■ **Dataset extract**:
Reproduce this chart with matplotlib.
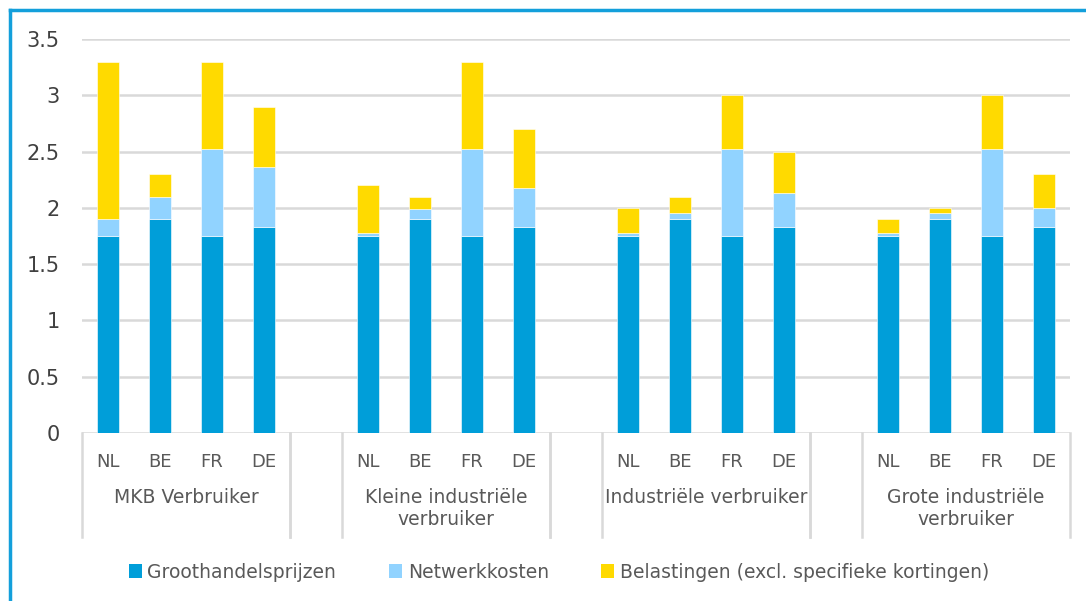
import matplotlib
matplotlib.use("Agg")
import matplotlib.pyplot as plt
import matplotlib.transforms as mtransforms
from matplotlib.lines import Line2D
from matplotlib.patches import Patch
from matplotlib.ticker import FormatStrFormatter

# data
countries = ['NL', 'BE', 'FR', 'DE']
groups = ['MKB Verbruiker', 'Kleine industriële\nverbruiker',
          'Industriële verbruiker', 'Grote industriële\nverbruiker']
series_names = ['Groothandelsprijzen', 'Netwerkkosten',
                'Belastingen (excl. specifieke kortingen)']

groothandel = [1.75, 1.90, 1.75, 1.83,
               1.75, 1.90, 1.75, 1.83,
               1.75, 1.90, 1.75, 1.83,
               1.75, 1.90, 1.75, 1.83]
netwerk = [0.15, 0.20, 0.77, 0.53,
           0.03, 0.09, 0.77, 0.35,
           0.03, 0.05, 0.77, 0.30,
           0.03, 0.05, 0.77, 0.17]
belasting = [1.40, 0.20, 0.78, 0.54,
             0.42, 0.11, 0.78, 0.52,
             0.22, 0.15, 0.48, 0.37,
             0.12, 0.05, 0.48, 0.30]

colors = ['#009ED9', '#91D3FF', '#FFDA00']
text_col = '#595959'
grid_col = '#D9D9D9'

W, H = 1086, 601
fig = plt.figure(figsize=(W / 100, H / 100), dpi=100)
ax = fig.add_axes([82 / W, 1 - 433 / H, (1070 - 82) / W, (433 - 39) / H])

# one empty slot between the groups
n_c = len(countries)
xpos = [g * (n_c + 1) + i for g in range(len(groups)) for i in range(n_c)]

bottom2 = [a + b for a, b in zip(groothandel, netwerk)]
ax.bar(xpos, groothandel, width=0.41, color=colors[0], edgecolor='white', linewidth=0.4, zorder=3)
ax.bar(xpos, netwerk, width=0.41, bottom=groothandel, color=colors[1], edgecolor='white', linewidth=0.4, zorder=3)
ax.bar(xpos, belasting, width=0.41, bottom=bottom2, color=colors[2], edgecolor='white', linewidth=0.4, zorder=3)

n_slots = len(groups) * (n_c + 1) - 1
ax.set_xlim(-0.5, n_slots - 0.5)
ax.set_ylim(0, 3.5)
ax.set_yticks([0, 0.5, 1, 1.5, 2, 2.5, 3, 3.5])
ax.yaxis.set_major_formatter(FormatStrFormatter('%g'))
ax.tick_params(axis='y', length=0, pad=16, labelsize=15, labelcolor='#404040')
ax.set_xticks([])
ax.grid(axis='y', color=grid_col, linewidth=1.8, zorder=0)
for s in ax.spines.values():
    s.set_visible(False)

# category axis drawn by hand
trans = mtransforms.blended_transform_factory(ax.transData, fig.transFigure)
y_top = 1 - 433 / H
y_bot = 1 - 537 / H
for x, c in zip(xpos, countries * len(groups)):
    ax.text(x, 1 - 462 / H, c, transform=trans, ha='center', va='center',
            fontsize=13, color=text_col)
for g, name in enumerate(groups):
    start = g * (n_c + 1) - 0.5
    end = start + n_c
    lines = [start, end] if g == 0 else [start - 1, start, end]
    for lx in lines:
        ax.add_line(Line2D([lx, lx], [y_top, y_bot], transform=trans,
                           color=grid_col, linewidth=1.8, clip_on=False))
    ax.text((start + end) / 2, 1 - 488 / H, name, transform=trans, ha='center',
            va='top', fontsize=13.5, color=text_col, linespacing=1.2)

handles = [Patch(facecolor=c, edgecolor='none') for c in colors]
fig.legend(handles, series_names, loc='center', bbox_to_anchor=(559 / W, 1 - 572 / H),
           ncol=3, frameon=False, handlelength=0.7, handleheight=0.75,
           handletextpad=0.3, columnspacing=2.8, fontsize=13.5, labelcolor=text_col)

# blue frame on top and left
fc = '#139FDB'
fig.add_artist(Line2D([10 / W, 10 / W], [0, 1 - 10 / H], color=fc, linewidth=2.5))
fig.add_artist(Line2D([10 / W, 1], [1 - 10 / H, 1 - 10 / H], color=fc, linewidth=2.5))

fig.savefig('out.png', dpi=100)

■ **Aim**: Write out each line of the listing above, exactly, from its first line to the line holding "from matplotlib.ticker import", inclusive. Skip the pictures.

■ **Solved problem**:
Reproduce this chart with matplotlib.
import matplotlib
matplotlib.use("Agg")
import matplotlib.pyplot as plt
import matplotlib.transforms as mtransforms
from matplotlib.lines import Line2D
from matplotlib.patches import Patch
from matplotlib.ticker import FormatStrFormatter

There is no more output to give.